In my NASB (New American Standard Bible), where it usually says "Be still and know that I am God"--somewhere in the Psalms--it says "Cease striving and know that I am God." I might only like it because I haven't heard it a million times, but I really like it. Until I'm asked to do it, at which point I begin to think maybe it's not so great. I figure every time I can cease striving for even a few minutes, that's something.
I'm signed up for ASP, and probably going to AWP, and I anticipate a lot of saying one when I mean the other. Wasn't going to do AWP until I realized it's the one year I really ought to network. It's late this year, in April, so maybe I'll have a job by then. In that case, I'll just go have fun. ASP (Appalachian Service Project) sounds awful in that beautiful way, with sweat and dirt and probably me crying a lot because I can't hammer right, but somehow those are the times none of us would trade. I love having a lot to look forward to.
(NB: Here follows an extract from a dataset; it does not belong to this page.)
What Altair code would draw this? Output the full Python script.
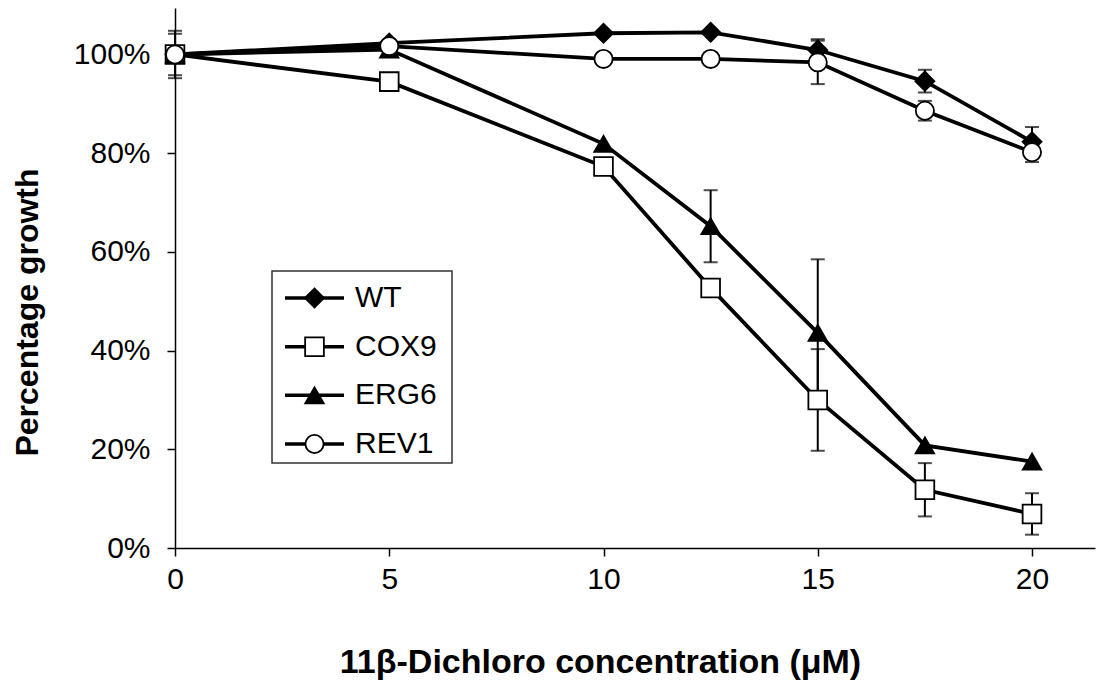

One of my friends said she saw a PBS special on Seagrove (not Craft in America, but something old), and I put my hand to my chest and said, "Aww, who did you see?" as if those people are my long-lost friends. Which, in a way, I think they are. Philip said you won't be friends with people you write about after the project is over, but I'm pretty sure I'm still going to be showing up there. Probably less often, but I couldn't stop any time soon. That place is proof that things are basically OK.